事業の枠組みでは、両社は米国とメキシコを結ぶ路線において収益とコストを共有する。つまり単なるコードシェア以上に、実質的に一体運営を行う体制が整えられた。路線計画や運賃設定、スケジュール調整も共同で行われ、顧客にとっては利便性の高いネットワークが提供されることとなった。特に、米国の主要都市とメキシコシティやモンテレイ、グアダラハラなどを結ぶ路線に強みを発揮している。デルタにとってはメキシコ市場での存在感を拡大でき、アエロメヒコにとっては米国市場により広くアクセスできるメリットがある。

デルタはこの提携を戦略的に強化するため、アエロメヒコの株式を段階的に取得し、筆頭株主となった。2020年時点で持株比率は約49%に達し、事実上グループ企業に近い位置付けとなった。両社はアライアンス面でもスカイチームの中核メンバーとして連携しており、マイレージプログラム「スカイマイルズ」と「クラブ・プレミア」も相互利用できる。これによりビジネス旅客を含むリピーター顧客を囲い込み、他社との差別化を進めてきた。

もっとも、この合弁事業は順風満帆であったわけではない。まず、メキシコ国内の空港インフラの制約がある。メキシコシティ国際空港は慢性的な発着枠不足に悩まされ、両社が望むように便数を拡大できない状況が続いてきた。また、新空港建設計画が2018年に政権交代で中止されたことで、中長期的な拡張余地も狭まった。さらに、新型コロナのパンデミックは米墨間の航空需要を大幅に縮小させ、合弁事業の収益性に打撃を与えた。デルタもアエロメヒコも一時的に経営危機に直面し、とりわけアエロメヒコは2020年に米国連邦破産法11条の適用を申請して再建過程に入った。デルタは支援を続けつつ出資構造の調整を行い、パートナーシップを維持した。

加えて、規制当局との関係も重要な要素である。

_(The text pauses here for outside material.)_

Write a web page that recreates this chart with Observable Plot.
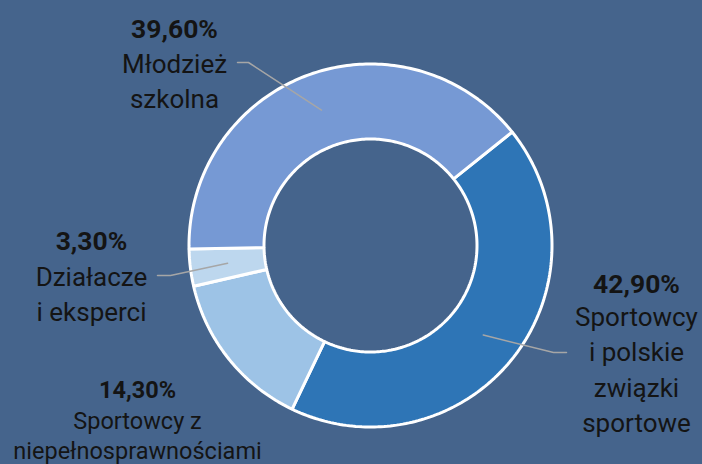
<!DOCTYPE html>
<html><head><meta charset="utf-8">
<script src="https://cdn.jsdelivr.net/npm/d3@7"></script>
<script src="https://cdn.jsdelivr.net/npm/@observablehq/plot@0.6"></script>
<style>
html,body{margin:0;padding:0;background:#45648C;}
#chart{width:702px;height:464px;}
</style></head><body><div id="chart"></div>
<script>
// ---- data ----
const categories = ["Sportowcy i polskie związki sportowe", "Sportowcy z niepełnosprawnościami", "Działacze i eksperci", "Młodzież szkolna"];
const shares = [42.9, 14.3, 3.3, 39.6];
const labelLines = [["Sportowcy", "i polskie", "związki", "sportowe"], ["Sportowcy z", "niepełnosprawnościami"], ["Działacze", "i eksperci"], ["Młodzież", "szkolna"]];
const colors = ["#2E75B6", "#9DC3E6", "#BDD7EE", "#7699D4"];

// ---- layout (pixels) ----
const W = 702, H = 464, cx = 370, cy = 245, R0 = 106.5, R1 = 181.5, Rmid = 144;
const startAngle = 51.3; // degrees clockwise from 12 o'clock
const labelLayout = [
  {x: 636, pct: 292, first: 325, lh: 35.5, size: 26, pctSize: 26.5, elbow: [553, 352], end: [566, 352]},
  {x: 137, pct: 397, first: 428, lh: 30, size: 23.5, pctSize: 23.5, elbow: null, end: null},
  {x: 91, pct: 249, first: 285, lh: 35, size: 26, pctSize: 26.5, elbow: [170, 275], end: [157, 275]},
  {x: 174, pct: 37, first: 72, lh: 35, size: 26, pctSize: 26.5, elbow: [248, 62], end: [237, 62]}
];

const total = d3.sum(shares);
const toRad = d => d * Math.PI / 180;
const px = (r, a) => cx + r * Math.sin(toRad(a));
const py = (r, a) => cy - r * Math.cos(toRad(a));

// slices as polygons
const slicePts = [];
const mids = [];
let acc = startAngle;
shares.forEach((v, i) => {
  const a0 = acc, a1 = acc + v / total * 360;
  acc = a1;
  mids.push((a0 + a1) / 2);
  const n = Math.max(4, Math.ceil((a1 - a0) / 1));
  for (let k = 0; k <= n; k++) { const a = a0 + (a1 - a0) * k / n; slicePts.push({cat: categories[i], x: px(R1, a), y: py(R1, a)}); }
  for (let k = n; k >= 0; k--) { const a = a0 + (a1 - a0) * k / n; slicePts.push({cat: categories[i], x: px(R0, a), y: py(R0, a)}); }
});

// leader lines
const leaderPts = [];
labelLayout.forEach((L, i) => {
  if (!L.elbow) return;
  leaderPts.push({cat: categories[i], x: px(Rmid, mids[i]), y: py(Rmid, mids[i])});
  leaderPts.push({cat: categories[i], x: L.elbow[0], y: L.elbow[1]});
  leaderPts.push({cat: categories[i], x: L.end[0], y: L.end[1]});
});

// text rows
const pctRows = shares.map((v, i) => ({text: v.toFixed(2).replace(".", ",") + "%", x: labelLayout[i].x, y: labelLayout[i].pct, size: labelLayout[i].pctSize}));
const nameRows = [];
labelLines.forEach((lines, i) => lines.forEach((t, k) => nameRows.push({text: t, x: labelLayout[i].x, y: labelLayout[i].first + k * labelLayout[i].lh, size: labelLayout[i].size})));

const textMarks = (rows, weight) => d3.groups(rows, r => r.size).map(([s, rs]) =>
  Plot.text(rs, {x: "x", y: "y", text: "text", fontSize: s, fontWeight: weight, fill: "#141414", lineAnchor: "bottom"}));

const chart = Plot.plot({
  width: W, height: H,
  margin: 0,
  style: {background: "#45648C", fontFamily: "Roboto"},
  x: {domain: [0, W], range: [0, W], axis: null},
  y: {domain: [0, H], range: [0, H], axis: null},
  color: {domain: categories, range: colors},
  marks: [
    Plot.line(slicePts, {x: "x", y: "y", z: "cat", fill: "cat", stroke: "white", strokeWidth: 3, curve: "linear-closed", strokeLinejoin: "miter"}),
    Plot.line(leaderPts, {x: "x", y: "y", z: "cat", stroke: "#A6A6A6", strokeWidth: 1.5}),
    ...textMarks(pctRows, "bold"),
    ...textMarks(nameRows, "normal")
  ]
});
document.getElementById("chart").appendChild(chart);
</script></body></html>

米墨間のオープンスカイ協定は原則自由化を進めたが、合弁事業による市場寡占を懸念する声もあり、当局は一部空港の発着枠返上を条件として承認を与えた。競合するアメリカン航空やユナイテッド航空も、それぞれラテンアメリカ路線に力を入れており、デルタ=アエロメヒコ連合に対抗する構図が続いている。

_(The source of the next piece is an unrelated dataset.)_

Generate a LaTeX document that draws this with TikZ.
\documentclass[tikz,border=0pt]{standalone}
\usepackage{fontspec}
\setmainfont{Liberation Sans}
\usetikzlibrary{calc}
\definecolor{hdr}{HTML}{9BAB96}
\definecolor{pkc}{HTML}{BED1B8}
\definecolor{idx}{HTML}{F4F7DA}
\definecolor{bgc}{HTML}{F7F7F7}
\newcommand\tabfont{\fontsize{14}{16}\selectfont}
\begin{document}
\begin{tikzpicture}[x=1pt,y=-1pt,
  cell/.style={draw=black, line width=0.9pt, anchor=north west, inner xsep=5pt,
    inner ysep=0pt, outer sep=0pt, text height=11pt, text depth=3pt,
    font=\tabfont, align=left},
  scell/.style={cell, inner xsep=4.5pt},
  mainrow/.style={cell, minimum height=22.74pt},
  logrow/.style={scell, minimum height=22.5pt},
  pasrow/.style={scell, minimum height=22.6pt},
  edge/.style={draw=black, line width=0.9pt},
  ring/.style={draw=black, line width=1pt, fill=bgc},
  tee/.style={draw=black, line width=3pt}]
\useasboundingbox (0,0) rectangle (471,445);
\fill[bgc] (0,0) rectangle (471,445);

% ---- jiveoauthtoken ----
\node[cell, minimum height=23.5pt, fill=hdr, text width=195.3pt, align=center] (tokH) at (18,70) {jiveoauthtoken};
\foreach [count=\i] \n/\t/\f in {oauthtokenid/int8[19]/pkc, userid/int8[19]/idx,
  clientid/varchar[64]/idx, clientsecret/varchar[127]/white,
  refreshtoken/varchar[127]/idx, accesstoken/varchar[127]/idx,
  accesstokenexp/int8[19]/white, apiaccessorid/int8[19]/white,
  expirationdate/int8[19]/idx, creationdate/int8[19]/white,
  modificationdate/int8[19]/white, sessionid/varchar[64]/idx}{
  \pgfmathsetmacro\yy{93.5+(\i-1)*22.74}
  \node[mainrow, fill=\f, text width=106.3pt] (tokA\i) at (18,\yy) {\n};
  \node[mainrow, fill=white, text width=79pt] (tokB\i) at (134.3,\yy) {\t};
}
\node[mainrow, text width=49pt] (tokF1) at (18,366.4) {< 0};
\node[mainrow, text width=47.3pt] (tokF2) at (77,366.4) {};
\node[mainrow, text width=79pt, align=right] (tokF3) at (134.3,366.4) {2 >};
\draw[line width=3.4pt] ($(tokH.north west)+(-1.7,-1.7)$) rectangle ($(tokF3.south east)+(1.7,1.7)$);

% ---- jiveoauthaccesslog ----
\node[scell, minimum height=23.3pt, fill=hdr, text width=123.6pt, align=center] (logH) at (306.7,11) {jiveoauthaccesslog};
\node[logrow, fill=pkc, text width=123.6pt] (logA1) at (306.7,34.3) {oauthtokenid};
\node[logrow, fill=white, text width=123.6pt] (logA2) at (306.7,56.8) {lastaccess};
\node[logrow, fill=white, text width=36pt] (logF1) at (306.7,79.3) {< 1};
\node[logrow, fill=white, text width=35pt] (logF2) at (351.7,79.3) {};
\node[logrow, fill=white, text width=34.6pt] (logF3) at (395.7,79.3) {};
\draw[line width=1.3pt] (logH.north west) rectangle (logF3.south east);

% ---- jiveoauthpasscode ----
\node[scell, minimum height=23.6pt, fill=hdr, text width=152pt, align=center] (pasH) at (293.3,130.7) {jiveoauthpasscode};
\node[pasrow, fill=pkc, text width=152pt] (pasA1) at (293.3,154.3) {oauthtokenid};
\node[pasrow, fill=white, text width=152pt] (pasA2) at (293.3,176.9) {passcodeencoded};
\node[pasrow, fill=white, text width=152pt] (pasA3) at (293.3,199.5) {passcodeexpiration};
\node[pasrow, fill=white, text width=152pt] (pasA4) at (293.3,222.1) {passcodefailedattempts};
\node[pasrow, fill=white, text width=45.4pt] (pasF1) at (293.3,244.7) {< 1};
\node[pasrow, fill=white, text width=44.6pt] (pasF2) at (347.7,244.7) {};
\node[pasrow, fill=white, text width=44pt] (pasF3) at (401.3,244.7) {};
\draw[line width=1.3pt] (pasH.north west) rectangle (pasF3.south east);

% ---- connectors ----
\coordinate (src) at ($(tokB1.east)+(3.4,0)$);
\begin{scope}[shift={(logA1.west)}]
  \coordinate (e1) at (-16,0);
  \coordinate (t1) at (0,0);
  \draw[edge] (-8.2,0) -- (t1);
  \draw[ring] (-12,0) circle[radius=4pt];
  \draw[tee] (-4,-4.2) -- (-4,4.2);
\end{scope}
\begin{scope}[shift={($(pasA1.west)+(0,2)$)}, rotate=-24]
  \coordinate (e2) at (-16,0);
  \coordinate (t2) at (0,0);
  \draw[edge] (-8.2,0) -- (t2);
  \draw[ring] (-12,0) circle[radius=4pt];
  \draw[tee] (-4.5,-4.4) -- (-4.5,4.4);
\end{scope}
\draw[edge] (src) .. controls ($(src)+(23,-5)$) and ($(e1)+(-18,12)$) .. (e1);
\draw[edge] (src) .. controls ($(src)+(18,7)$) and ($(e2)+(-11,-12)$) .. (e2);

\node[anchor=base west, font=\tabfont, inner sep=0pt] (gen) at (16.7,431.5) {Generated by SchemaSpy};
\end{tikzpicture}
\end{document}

それでもなお、この合弁事業は米墨間航空市場において重要な役割を果たしている。両社はネットワークを共有することで乗り継ぎ利便性を高め、ビジネス客や観光客に幅広い選択肢を提供している。たとえば、米国南部のハブ空港(アトランタ、ダラス、ヒューストンなど)とメキシコ主要都市との接続は強化され、さらに米国東海岸や中西部からの需要も取り込めるようになった。